Data lines ::
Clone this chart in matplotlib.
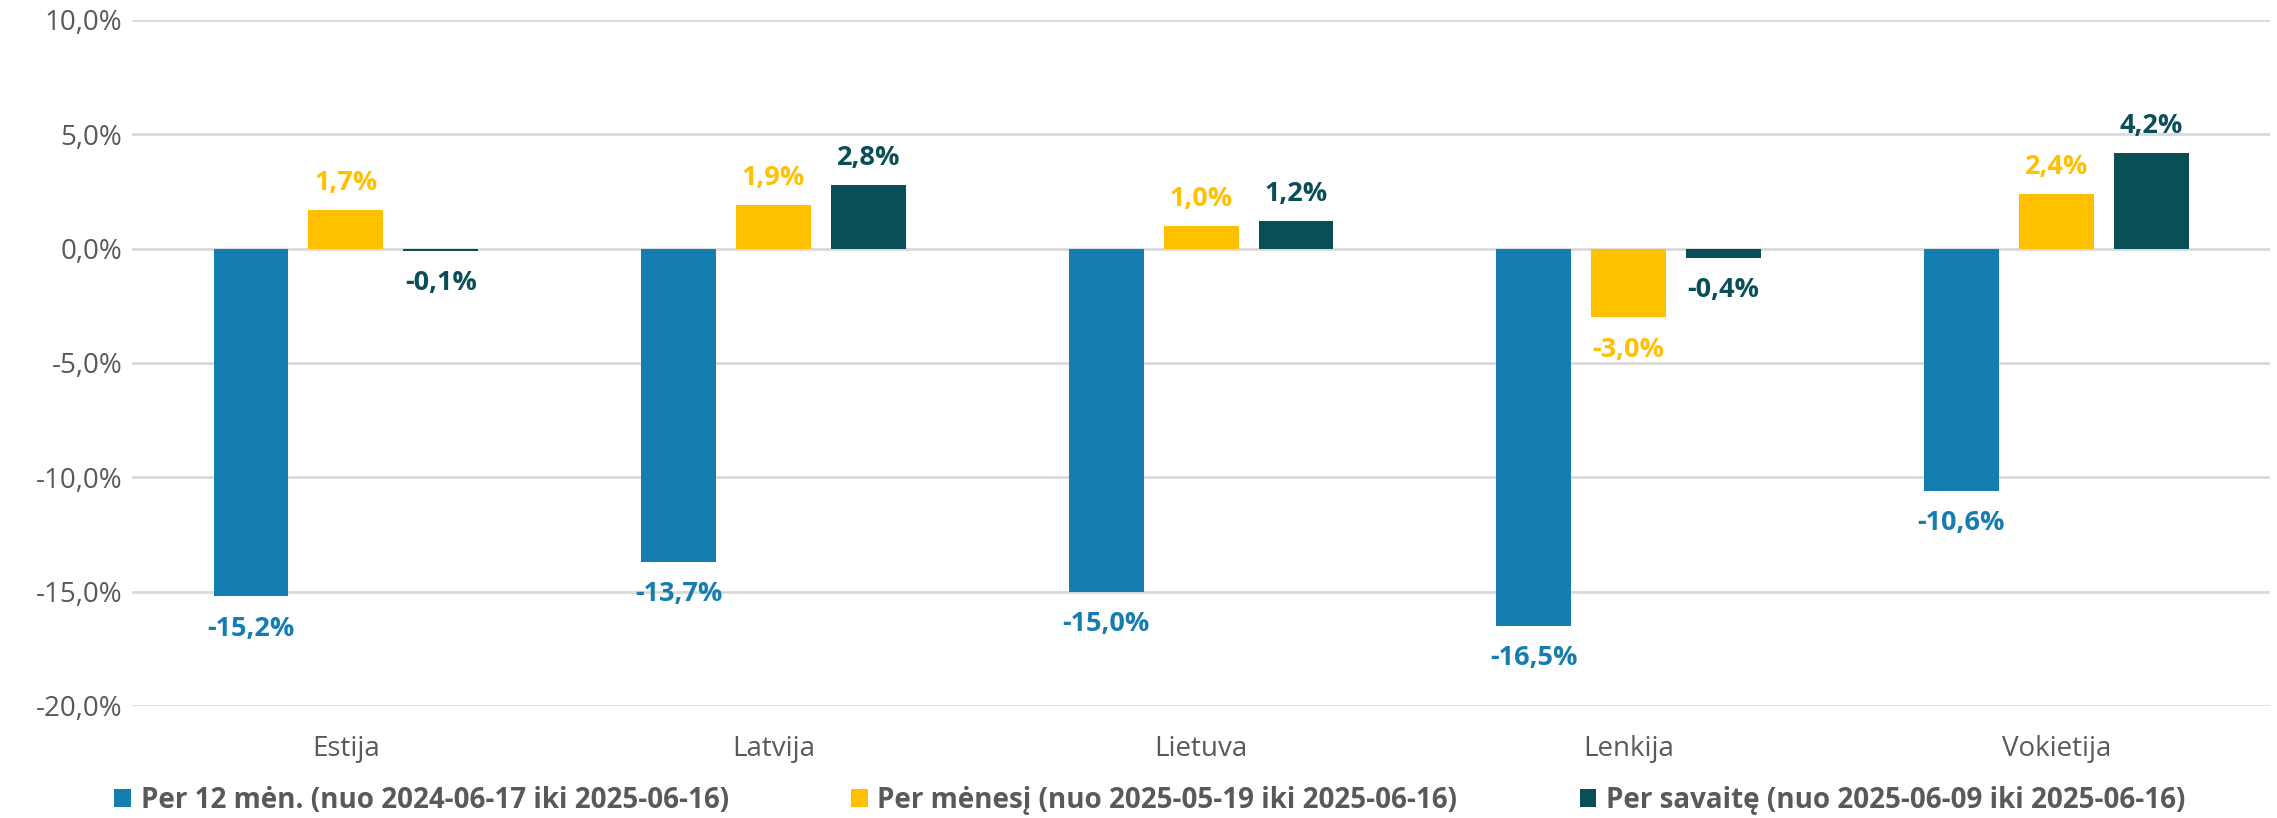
import numpy as np
import matplotlib
matplotlib.use("Agg")
import matplotlib.pyplot as plt
from matplotlib.ticker import FuncFormatter

plt.rcParams['font.family'] = ['Open Sans', 'DejaVu Sans']

# data
countries = ["Estija", "Latvija", "Lietuva", "Lenkija", "Vokietija"]
per_12m = [-15.2, -13.7, -15.0, -16.5, -10.6]
per_month = [1.7, 1.9, 1.0, -3.0, 2.4]
per_week = [-0.1, 2.8, 1.2, -0.4, 4.2]
series_names = [
    "Per 12 mėn. (nuo 2024-06-17 iki 2025-06-16)",
    "Per mėnesį (nuo 2025-05-19 iki 2025-06-16)",
    "Per savaitę (nuo 2025-06-09 iki 2025-06-16)",
]
colors = ["#157DB0", "#FFC000", "#0A4F57"]

def pct(v):
    return f"{v:.1f}%".replace(".", ",")

fig = plt.figure(figsize=(22.77, 8.18), dpi=100)
ax = fig.add_axes([0.058, 0.137, 0.939, 0.8386])

x = np.arange(len(countries))
width = 0.175
step = 0.222
series = [per_12m, per_month, per_week]

for i, (vals, col, name) in enumerate(zip(series, colors, series_names)):
    pos = x + (i - 1) * step
    ax.bar(pos, vals, width, color=col, label=name, zorder=3)
    for p, v in zip(pos, vals):
        if v >= 0:
            ax.annotate(pct(v), (p, v), xytext=(0, 10), textcoords="offset points",
                        ha="center", va="bottom", fontsize=19.5, fontweight="bold", color=col)
        else:
            ax.annotate(pct(v), (p, v), xytext=(0, -14), textcoords="offset points",
                        ha="center", va="top", fontsize=19.5, fontweight="bold", color=col)

ax.set_xlim(-0.5, len(countries) - 0.5)
ax.set_ylim(-20, 10)
ax.set_yticks(np.arange(-20, 10.1, 5))
ax.yaxis.set_major_formatter(FuncFormatter(lambda v, _: pct(v)))
ax.set_xticks(x)
ax.set_xticklabels(countries)
ax.tick_params(axis="both", length=0, labelsize=20, colors="#595959")
ax.tick_params(axis="x", pad=21)
ax.tick_params(axis="y", pad=7)
ax.grid(axis="y", color="#D9D9D9", linewidth=2, zorder=0)
for s in ax.spines.values():
    s.set_visible(False)

leg = fig.legend(loc="center", bbox_to_anchor=(0.505, 0.022), ncol=3, frameon=False,
                 handlelength=0.6, handleheight=0.6, handletextpad=0.35, columnspacing=4.4,
                 prop={"size": 20, "weight": "bold"})
for t in leg.get_texts():
    t.set_color("#595959")

fig.savefig("out.png", dpi=100)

Problem details ::
Transcribe the preceding listing in its entirety and with exact wording, leaving out pictures.

The reply ::
Clone this chart in matplotlib.
import numpy as np
import matplotlib
matplotlib.use("Agg")
import matplotlib.pyplot as plt
from matplotlib.ticker import FuncFormatter

plt.rcParams['font.family'] = ['Open Sans', 'DejaVu Sans']

# data
countries = ["Estija", "Latvija", "Lietuva", "Lenkija", "Vokietija"]
per_12m = [-15.2, -13.7, -15.0, -16.5, -10.6]
per_month = [1.7, 1.9, 1.0, -3.0, 2.4]
per_week = [-0.1, 2.8, 1.2, -0.4, 4.2]
series_names = [
    "Per 12 mėn. (nuo 2024-06-17 iki 2025-06-16)",
    "Per mėnesį (nuo 2025-05-19 iki 2025-06-16)",
    "Per savaitę (nuo 2025-06-09 iki 2025-06-16)",
]
colors = ["#157DB0", "#FFC000", "#0A4F57"]

def pct(v):
    return f"{v:.1f}%".replace(".", ",")

fig = plt.figure(figsize=(22.77, 8.18), dpi=100)
ax = fig.add_axes([0.058, 0.137, 0.939, 0.8386])

x = np.arange(len(countries))
width = 0.175
step = 0.222
series = [per_12m, per_month, per_week]

for i, (vals, col, name) in enumerate(zip(series, colors, series_names)):
    pos = x + (i - 1) * step
    ax.bar(pos, vals, width, color=col, label=name, zorder=3)
    for p, v in zip(pos, vals):
        if v >= 0:
            ax.annotate(pct(v), (p, v), xytext=(0, 10), textcoords="offset points",
                        ha="center", va="bottom", fontsize=19.5, fontweight="bold", color=col)
        else:
            ax.annotate(pct(v), (p, v), xytext=(0, -14), textcoords="offset points",
                        ha="center", va="top", fontsize=19.5, fontweight="bold", color=col)

ax.set_xlim(-0.5, len(countries) - 0.5)
ax.set_ylim(-20, 10)
ax.set_yticks(np.arange(-20, 10.1, 5))
ax.yaxis.set_major_formatter(FuncFormatter(lambda v, _: pct(v)))
ax.set_xticks(x)
ax.set_xticklabels(countries)
ax.tick_params(axis="both", length=0, labelsize=20, colors="#595959")
ax.tick_params(axis="x", pad=21)
ax.tick_params(axis="y", pad=7)
ax.grid(axis="y", color="#D9D9D9", linewidth=2, zorder=0)
for s in ax.spines.values():
    s.set_visible(False)

leg = fig.legend(loc="center", bbox_to_anchor=(0.505, 0.022), ncol=3, frameon=False,
                 handlelength=0.6, handleheight=0.6, handletextpad=0.35, columnspacing=4.4,
                 prop={"size": 20, "weight": "bold"})
for t in leg.get_texts():
    t.set_color("#595959")

fig.savefig("out.png", dpi=100)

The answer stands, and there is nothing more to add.